We have used 25 HP ATS 48 Soft Starter for Sugar Grinding Mill Application. The motor rating is 15 HP. Current on Full Load is 21A. The Motor Thermal Protection has been set to Class 20 (Severe Application).

The motor starts normally from a cold start. But after running for over 2 hrs at constant load, the soft starter trips on OLF Fault ( Motor Thermal Fault). During this time, the Motor Thermal State display shows continues rise in % Temp even if the current drawn is 21A only.

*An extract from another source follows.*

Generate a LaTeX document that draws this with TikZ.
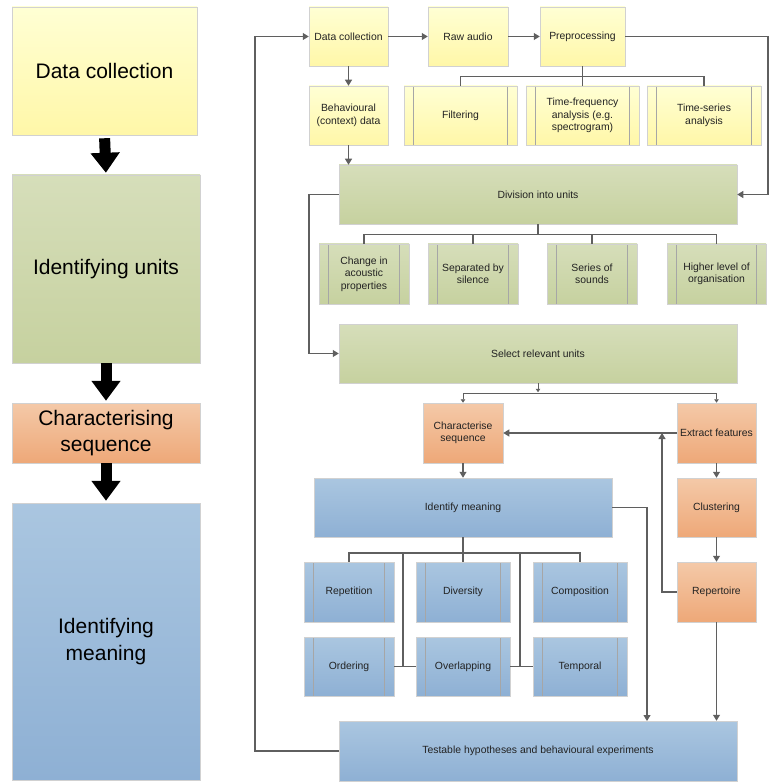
\documentclass[tikz,border=0pt]{standalone}
\usepackage{fontspec}
\setmainfont{Liberation Sans}
\usetikzlibrary{arrows.meta, shadows}

\definecolor{ylwTop}{HTML}{FFFFD4}
\definecolor{ylwBot}{HTML}{FFF7A8}
\definecolor{grnTop}{HTML}{D6DEBA}
\definecolor{grnBot}{HTML}{C6D19F}
\definecolor{orgTop}{HTML}{F4C9A8}
\definecolor{orgBot}{HTML}{EEA878}
\definecolor{bluTop}{HTML}{AAC6E0}
\definecolor{bluBot}{HTML}{8EB0D4}
\definecolor{wire}{HTML}{5F5F5F}
\definecolor{inktext}{HTML}{222222}

\tikzset{
  box/.style={draw=black!18, line width=0.5pt, inner sep=2pt, align=center, text=inktext,
    font=\fontsize{10.4}{12.5}\selectfont,
    drop shadow={shadow xshift=1pt, shadow yshift=-1pt, opacity=0.2}},
  ylw/.style={box, top color=ylwTop, bottom color=ylwBot},
  grn/.style={box, top color=grnTop, bottom color=grnBot},
  org/.style={box, top color=orgTop, bottom color=orgBot},
  blu/.style={box, top color=bluTop, bottom color=bluBot},
  sub/.style={path picture={
    \draw[black!35, line width=0.7pt]
      ([xshift=9.5pt]path picture bounding box.north west) -- ([xshift=9.5pt]path picture bounding box.south west)
      ([xshift=-9.5pt]path picture bounding box.north east) -- ([xshift=-9.5pt]path picture bounding box.south east);}},
  stage/.style={font=\fontsize{21}{26.5}\selectfont, text=black},
  conn/.style={draw=wire, line width=1.1pt, -{Triangle[length=6pt,width=7pt]}},
  smallconn/.style={draw=wire, line width=1pt, -{Triangle[length=3.5pt,width=4.5pt]}},
  wireline/.style={draw=wire, line width=1.1pt},
  bigarrow/.style={line width=11pt, -{Triangle[length=20pt,width=28pt]}},
}

\begin{document}
\begin{tikzpicture}[x=1pt, y=-1pt]
    \useasboundingbox (0,0) rectangle (770,783);

    % stages
    \node[ylw, stage, minimum width=185pt, minimum height=128pt] (lData) at (104.5,71) {Data collection};
    \node[grn, stage, minimum width=188pt, minimum height=188pt] (lUnits) at (106,269) {Identifying units};
    \node[org, stage, minimum width=188pt, minimum height=60pt] (lChar) at (106,433) {Characterising\\sequence};
    \node[blu, stage, minimum width=188pt, minimum height=277pt] (lMean) at (106,641.5) {Identifying\\meaning};

    \draw[bigarrow, shorten <=3pt, shorten >=2pt] (lData.south) -- (lUnits.north);
    \draw[bigarrow, shorten >=2pt] (lUnits.south) -- (lChar.north);
    \draw[bigarrow, shorten >=2pt] (lChar.south) -- (lMean.north);

    % data collection
    \node[ylw, minimum width=79pt, minimum height=59pt] (dcoll) at (348.5,36.5) {Data collection};
    \node[ylw, minimum width=80pt, minimum height=59pt] (raw) at (468,36.5) {Raw audio};
    \node[ylw, minimum width=85pt, minimum height=59pt] (prep) at (582.5,36.5) {Preprocessing};
    \node[ylw, minimum width=79pt, minimum height=59pt] (behav) at (348.5,115.5) {Behavioural\\(context) data};
    \node[ylw, sub, minimum width=113pt, minimum height=59pt] (filt) at (460.5,115.5) {Filtering};
    \node[ylw, sub, minimum width=113pt, minimum height=59pt] (tfa) at (582.5,115.5) {Time-frequency\\analysis (e.g.\\spectrogram)};
    \node[ylw, sub, minimum width=114pt, minimum height=59pt] (tsa) at (704,115.5) {Time-series\\analysis};

    % units
    \node[grn, minimum width=398pt, minimum height=59pt] (div) at (538,194.5) {Division into units};
    \node[grn, sub, minimum width=90pt, minimum height=60pt] (chg) at (364,274) {Change in\\acoustic\\properties};
    \node[grn, sub, minimum width=90pt, minimum height=60pt] (sep) at (473,274) {Separated by\\silence};
    \node[grn, sub, minimum width=90pt, minimum height=60pt] (ser) at (592,274) {Series of\\sounds};
    \node[grn, sub, minimum width=99pt, minimum height=60pt] (high) at (716.5,274) {Higher level of\\organisation};
    \node[grn, minimum width=398pt, minimum height=59pt] (sel) at (538,353.5) {Select relevant units};

    % sequence
    \node[org, minimum width=80pt, minimum height=60pt] (charseq) at (463,433) {Characterise\\sequence};
    \node[org, minimum width=79pt, minimum height=60pt] (extr) at (716.5,433) {Extract features};
    \node[org, minimum width=79pt, minimum height=59pt] (clus) at (716.5,507.5) {Clustering};
    \node[org, minimum width=79pt, minimum height=60pt] (rep) at (716.5,592) {Repertoire};

    % meaning
    \node[blu, minimum width=298pt, minimum height=59pt] (ident) at (463,507.5) {Identify meaning};
    \node[blu, sub, minimum width=90pt, minimum height=60pt] (repe) at (349,592) {Repetition};
    \node[blu, sub, minimum width=94pt, minimum height=60pt] (dive) at (463,592) {Diversity};
    \node[blu, sub, minimum width=94pt, minimum height=60pt] (comp) at (580,592) {Composition};
    \node[blu, sub, minimum width=90pt, minimum height=59pt] (orde) at (349,666.5) {Ordering};
    \node[blu, sub, minimum width=94pt, minimum height=59pt] (over) at (463,666.5) {Overlapping};
    \node[blu, sub, minimum width=94pt, minimum height=59pt] (temp) at (580,666.5) {Temporal};
    \node[blu, minimum width=398pt, minimum height=60pt] (test) at (538,751) {Testable hypotheses and behavioural experiments};

    \coordinate (lEdge) at (255,400);
    \coordinate (rEdge) at (768,194.5);
    \coordinate (lLoop) at (309,274);
    \coordinate (fbk) at (662,433);
    \coordinate (hypIn) at (647,721);
    \coordinate (bar) at (463,553);
    \coordinate (jA) at (403,666.5);
    \coordinate (jB) at (520,666.5);

    \draw[conn] (dcoll) -- (raw);
    \draw[conn] (raw) -- (prep);
    \draw[conn] (dcoll) -- (behav);
    \draw[conn] (behav.south) -- (behav.south |- div.north);
    \draw[conn] (prep.east) -| (rEdge) -- (div.east);
    \draw[conn] (test.west) -| (lEdge) |- (dcoll.west);

    \draw[wireline] (prep.south) -- (tfa.north);
    \draw[wireline] (prep.south) ++(0,10) -| (filt.north);
    \draw[wireline] (prep.south) ++(0,10) -| (tsa.north);

    \draw[wireline] (div.south) -- ++(0,10);
    \draw[wireline] (div.south) ++(0,10) -| (chg.north);
    \draw[wireline] (div.south) ++(0,10) -| (sep.north);
    \draw[wireline] (div.south) ++(0,10) -| (ser.north);
    \draw[wireline] (div.south) ++(0,10) -| (high.north);
    \draw[conn] (div.west) -| (lLoop) |- (sel.west);

    \draw[smallconn] (sel.south) -- ++(0,9);
    \draw[smallconn] (sel.south) ++(0,10) -| (charseq.north);
    \draw[smallconn] (sel.south) ++(0,10) -| (extr.north);

    \draw[conn] (extr) -- (charseq);
    \draw[conn] (extr) -- (clus);
    \draw[conn] (clus) -- (rep);
    \draw[conn] (rep.west) -| (fbk);
    \draw[conn] (charseq) -- (ident);
    \draw[conn] (ident.east) -| (hypIn);
    \draw[conn] (rep.south) -- (rep.south |- test.north);

    \draw[wireline] (ident.south) -- (dive.north);
    \draw[wireline] (bar) -| (repe.north);
    \draw[wireline] (bar) -| (comp.north);
    \draw[wireline] (jA |- bar) -- (jA);
    \draw[wireline] (jB |- bar) -- (jB);
    \draw[wireline] (orde.east) -- (over.west);
    \draw[wireline] (over.east) -- (temp.west);
\end{tikzpicture}
\end{document}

Is Soft Starter suitable for Sugar Grinding Mill Application? Or is there a parameter setting problem.

#2 marke


    Posting Freak

  • Moderator
  • PipPipPipPipPipPip
  • 2,639 posts
  • Gender:Male
  • Location:Christchurch, New Zealand

Posted 06 May 2007 - 09:05 AM

Hello viral

Welcome to the forum.

If you set the overload protection to 21 Amps, and run at 21 Amps, then I would expect that the modeled temperature would be close to tripping.

If you have a transient load where the average current is 21 Amps, but the current is peaking at say 50% overload and 50% load, then although the average current is still 21 Amps, the modeled temperature will go high the the overload could trip.
This is because the heating in the stator winding is due to the copper loss which is a function of the power dissipated in the stator windings. Copper loss is a current squared function and the temperature is dependent on the average of the current squared.
If the current is 50% for half the time, and 150% for half the time, then the average current is 100%.
The average current squared (temperature) is 125% and the starter will trip. If you ran the motor continuously under these conditions, the motor would fail due to overheating!!
I suspect that the protection is responding to transient loading.

Make sure that the protection current is set to the motor rating, not the average current. If the overload continues to trip, then you should consider reducing the load on the motor, or increasing the motor size.